## Exercise details
Transcribe each line of the material as it is, and drop any picture.

═════ Supplied data

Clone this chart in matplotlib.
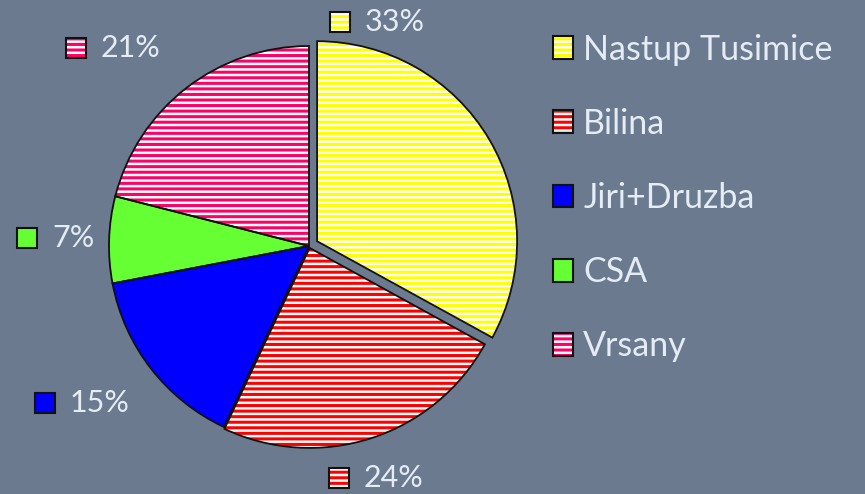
import matplotlib.pyplot as plt
from matplotlib.patches import Rectangle, Patch

# --- data ---
names = ["Nastup Tusimice", "Bilina", "Jiri+Druzba", "CSA", "Vrsany"]
shares = [33, 24, 15, 7, 21]
colors = ["#ffff00", "#ff0000", "#0000ff", "#66ff33", "#ff0066"]
hatches = ["---", "---", None, None, "---"]
explode = [0.047, 0.01, 0, 0, 0]

# label anchors (box centre) in data units, radius 1 = pie radius
label_xy = [(0.155, 1.1175), (0.15, -1.16), (-1.32, -0.785), (-1.41, 0.04), (-1.165, 0.99)]

bg = "#6b7a8f"
txt = "#e4ecf5"
plt.rcParams["font.family"] = ["Lato", "DejaVu Sans"]
plt.rcParams["hatch.linewidth"] = 1.8

fig = plt.figure(figsize=(8.65, 4.94), dpi=100, facecolor=bg)
ax = fig.add_axes([0, 0, 1, 1], facecolor=bg)

# fill
wedges, _ = ax.pie(shares, colors=colors, startangle=90, counterclock=False,
                   explode=explode, radius=1, wedgeprops=dict(linewidth=0))
# white hatch stripes
hw, _ = ax.pie(shares, colors=["none"] * 5, startangle=90, counterclock=False,
               explode=explode, radius=1,
               wedgeprops=dict(linewidth=0, edgecolor="white"))
for w, h in zip(hw, hatches):
    if h:
        w.set_hatch(h)
    else:
        w.set_visible(False)
# outlines
ow, _ = ax.pie(shares, colors=["none"] * 5, startangle=90, counterclock=False,
               explode=explode, radius=1,
               wedgeprops=dict(linewidth=1.3, edgecolor="#111111"))

ax.set_xlim(-1.545, 2.78)
ax.set_ylim(-1.24, 1.23)
ax.axis("off")


def box_handles(c, h):
    parts = [Patch(facecolor=c, linewidth=0)]
    if h:
        parts.append(Patch(facecolor="none", edgecolor="white", linewidth=0, hatch=h))
    parts.append(Patch(facecolor="none", edgecolor="#111111", linewidth=1.5))
    return tuple(parts)


# percentage labels with coloured boxes
bs = 0.1
for (x, y), v, c, h in zip(label_xy, shares, colors, hatches):
    ax.add_patch(Rectangle((x - bs / 2, y - bs / 2), bs, bs, facecolor=c, linewidth=0))
    if h:
        ax.add_patch(Rectangle((x - bs / 2, y - bs / 2), bs, bs, facecolor="none",
                               edgecolor="white", linewidth=0, hatch=h))
    ax.add_patch(Rectangle((x - bs / 2, y - bs / 2), bs, bs, facecolor="none",
                           edgecolor="#111111", linewidth=1.5))
    ax.text(x + 0.125, y, f"{v}%", color=txt, fontsize=22, va="center", ha="left")

handles = [box_handles(c, h) for c, h in zip(colors, hatches)]
leg = ax.legend(handles, names, loc="upper left", bbox_to_anchor=(0.639, 0.932),
                frameon=False, fontsize=24.5, labelcolor=txt,
                handlelength=0.6, handleheight=0.65, handletextpad=0.3,
                labelspacing=1.24, borderaxespad=0, borderpad=0)

fig.savefig("out.png", dpi=100, facecolor=bg)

══════════

## Answer to the task
Clone this chart in matplotlib.
import matplotlib.pyplot as plt
from matplotlib.patches import Rectangle, Patch

# --- data ---
names = ["Nastup Tusimice", "Bilina", "Jiri+Druzba", "CSA", "Vrsany"]
shares = [33, 24, 15, 7, 21]
colors = ["#ffff00", "#ff0000", "#0000ff", "#66ff33", "#ff0066"]
hatches = ["---", "---", None, None, "---"]
explode = [0.047, 0.01, 0, 0, 0]

# label anchors (box centre) in data units, radius 1 = pie radius
label_xy = [(0.155, 1.1175), (0.15, -1.16), (-1.32, -0.785), (-1.41, 0.04), (-1.165, 0.99)]

bg = "#6b7a8f"
txt = "#e4ecf5"
plt.rcParams["font.family"] = ["Lato", "DejaVu Sans"]
plt.rcParams["hatch.linewidth"] = 1.8

fig = plt.figure(figsize=(8.65, 4.94), dpi=100, facecolor=bg)
ax = fig.add_axes([0, 0, 1, 1], facecolor=bg)

# fill
wedges, _ = ax.pie(shares, colors=colors, startangle=90, counterclock=False,
                   explode=explode, radius=1, wedgeprops=dict(linewidth=0))
# white hatch stripes
hw, _ = ax.pie(shares, colors=["none"] * 5, startangle=90, counterclock=False,
               explode=explode, radius=1,
               wedgeprops=dict(linewidth=0, edgecolor="white"))
for w, h in zip(hw, hatches):
    if h:
        w.set_hatch(h)
    else:
        w.set_visible(False)
# outlines
ow, _ = ax.pie(shares, colors=["none"] * 5, startangle=90, counterclock=False,
               explode=explode, radius=1,
               wedgeprops=dict(linewidth=1.3, edgecolor="#111111"))

ax.set_xlim(-1.545, 2.78)
ax.set_ylim(-1.24, 1.23)
ax.axis("off")


def box_handles(c, h):
    parts = [Patch(facecolor=c, linewidth=0)]
    if h:
        parts.append(Patch(facecolor="none", edgecolor="white", linewidth=0, hatch=h))
    parts.append(Patch(facecolor="none", edgecolor="#111111", linewidth=1.5))
    return tuple(parts)


# percentage labels with coloured boxes
bs = 0.1
for (x, y), v, c, h in zip(label_xy, shares, colors, hatches):
    ax.add_patch(Rectangle((x - bs / 2, y - bs / 2), bs, bs, facecolor=c, linewidth=0))
    if h:
        ax.add_patch(Rectangle((x - bs / 2, y - bs / 2), bs, bs, facecolor="none",
                               edgecolor="white", linewidth=0, hatch=h))
    ax.add_patch(Rectangle((x - bs / 2, y - bs / 2), bs, bs, facecolor="none",
                           edgecolor="#111111", linewidth=1.5))
    ax.text(x + 0.125, y, f"{v}%", color=txt, fontsize=22, va="center", ha="left")

handles = [box_handles(c, h) for c, h in zip(colors, hatches)]
leg = ax.legend(handles, names, loc="upper left", bbox_to_anchor=(0.639, 0.932),
                frameon=False, fontsize=24.5, labelcolor=txt,
                handlelength=0.6, handleheight=0.65, handletextpad=0.3,
                labelspacing=1.24, borderaxespad=0, borderpad=0)

fig.savefig("out.png", dpi=100, facecolor=bg)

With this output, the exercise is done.